New research has shown that toxic chemicals used to flame-proof plastic materials can be absorbed into the body through the skin, via contact with microplastics. These chemicals, which are present as additives in microplastics, can leach into human sweat and then be absorbed through the skin, into the bloodstream. Many of these chemicals, such as flame retardants and plasticizers, have been banned due to evidence of adverse health effects such as damage to the liver or nervous system, cancer, and risks to reproductive health. However, they are still present in older electronics, furniture, carpets, and building materials, posing a risk to human health.
While the full extent of the harm caused by microplastics is not yet fully understood, there is growing concern over their role as conduits of human exposure to toxic chemicals. Research has shown that chemicals can be leached from microplastics into human sweat, and the latest study demonstrates that these chemicals can be absorbed from sweat across the skin barrier into the body. The research team used innovative 3D human skin models in their experiments, which served as alternatives to laboratory animals and excised human tissues. These models were exposed to two common forms of microplastics containing polybrominated diphenyl ethers (PBDEs), a chemical group commonly used to flame-retard plastics.
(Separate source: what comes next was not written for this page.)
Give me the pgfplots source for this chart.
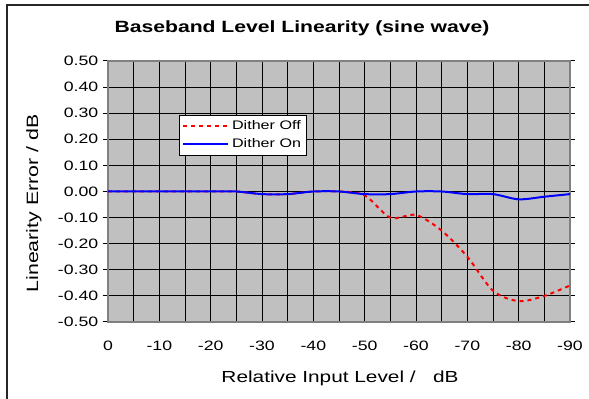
\documentclass[border=0pt]{standalone}
\usepackage{pgfplots}
\pgfplotsset{compat=1.18}
\usepackage{fontspec}
\setmainfont{Liberation Sans}[FakeStretch=1.3]
\definecolor{plotbg}{RGB}{192,192,192}
\definecolor{bordergray}{RGB}{128,128,128}
\begin{document}
\begin{tikzpicture}
\path[use as bounding box] (0,0) rectangle (441.75pt,299.25pt);
\draw[black!85, line width=1.5pt] (5.25pt,0) -- (5.25pt,295.5pt) -- (441.75pt,295.5pt);
\begin{axis}[
  at={(81pt,57.75pt)}, anchor=south west,
  scale only axis, width=346.5pt, height=195.75pt,
  xmin=-90, xmax=0, x dir=reverse,
  ymin=-0.5, ymax=0.5,
  xtick={0,-10,-20,-30,-40,-50,-60,-70,-80,-90},
  minor xtick={-5,-15,-25,-35,-45,-55,-65,-75,-85},
  ytick={-0.5,-0.4,-0.3,-0.2,-0.1,0,0.1,0.2,0.3,0.4,0.5},
  grid=both,
  major grid style={black, line width=0.7pt},
  minor grid style={black, line width=0.7pt},
  axis background/.style={fill=plotbg},
  axis line style={bordergray, line width=1.2pt},
  tick align=outside,
  major tick length=3.75pt,
  xtick style={draw=none},
  minor tick style={draw=none},
  ytick style={black, line width=0.75pt},
  /pgf/number format/assume math mode=true,
  yticklabel style={/pgf/number format/fixed, /pgf/number format/precision=2, /pgf/number format/fixed zerofill, font=\fontsize{10.2}{12}\selectfont},
  xticklabel style={font=\fontsize{10.2}{12}\selectfont, yshift=-7pt},
  legend cell align=left,
  legend style={at={(0.154,0.793)}, anchor=north west, fill=white, draw=black, font=\fontsize{9.3}{10}\selectfont, inner sep=2pt, row sep=1.5pt},
  legend image code/.code={\draw[#1] (0pt,0pt) -- (34pt,0pt);},
]
\addplot[red, line width=1.5pt, dash pattern=on 3pt off 3pt, smooth] coordinates {
(0,0) (-5,0) (-10,0) (-15,0) (-20,0) (-25,0) (-30,-0.01) (-35,-0.01) (-40,0) (-45,0)
(-50,-0.015) (-55,-0.10) (-60,-0.09) (-65,-0.15) (-70,-0.25) (-75,-0.38)
(-80,-0.42) (-85,-0.40) (-90,-0.36)
};
\addlegendentry{Dither Off}
\addplot[blue, line width=1.5pt, smooth] coordinates {
(0,0) (-5,0) (-10,0) (-15,0) (-20,0) (-25,0) (-30,-0.01) (-35,-0.01) (-40,0) (-45,0)
(-50,-0.01) (-55,-0.01) (-60,0) (-65,0) (-70,-0.01) (-75,-0.01)
(-80,-0.03) (-85,-0.02) (-90,-0.01)
};
\addlegendentry{Dither On}
\end{axis}
\node[font=\bfseries\fontsize{12.2}{14}\selectfont] at (226.5pt,278.25pt) {Baseband Level Linearity (sine wave)};
\node[font=\fontsize{12}{14}\selectfont] at (255pt,15.75pt) {Relative Input Level /\ \ \ dB};
\node[rotate=90, font=\fontsize{12.3}{14}\selectfont] at (25.5pt,146.6pt) {Linearity Error / dB};
\end{tikzpicture}
\end{document}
The results of the study, published in Environment International, revealed that up to 8% of the chemical exposed could be taken up by the skin, with more hydrated or ‘sweatier’ skin absorbing higher levels of the chemical. This study provides the first experimental evidence of how this process contributes to the levels of toxic chemicals found in the body. Dr. Ovokeroye Abafe, one of the researchers, highlighted the role of microplastics as carriers of harmful chemicals that can enter the bloodstream through the skin, emphasizing the gradual accumulation and potential harm caused by continuous exposure.
Dr. Mohamed Abdallah, Associate Professor of Environmental Sciences at the University of Birmingham, and principal investigator for the project, emphasized the importance of these findings for regulators and policymakers in improving legislation around microplastics to safeguard public health against harmful exposure. Professor Stuart Harrad, co-author of the paper, stressed the significance of the study in understanding the risks of exposure to microplastics on human health, calling for further research to fully comprehend the different pathways of human exposure to microplastics and how to mitigate the associated risks.
Future research plans for the team include investigating other routes through which microplastics could be responsible for toxic chemicals entering the body, such as inhalation and ingestion. The work is funded by a Marie Curie Research Fellowship within the European Union’s Horizon 2020 Research and Innovation Programme. Overall, this research highlights the potential health risks associated with exposure to toxic chemicals leached from microplastics and the need for further research and regulation to protect public health from these harmful substances.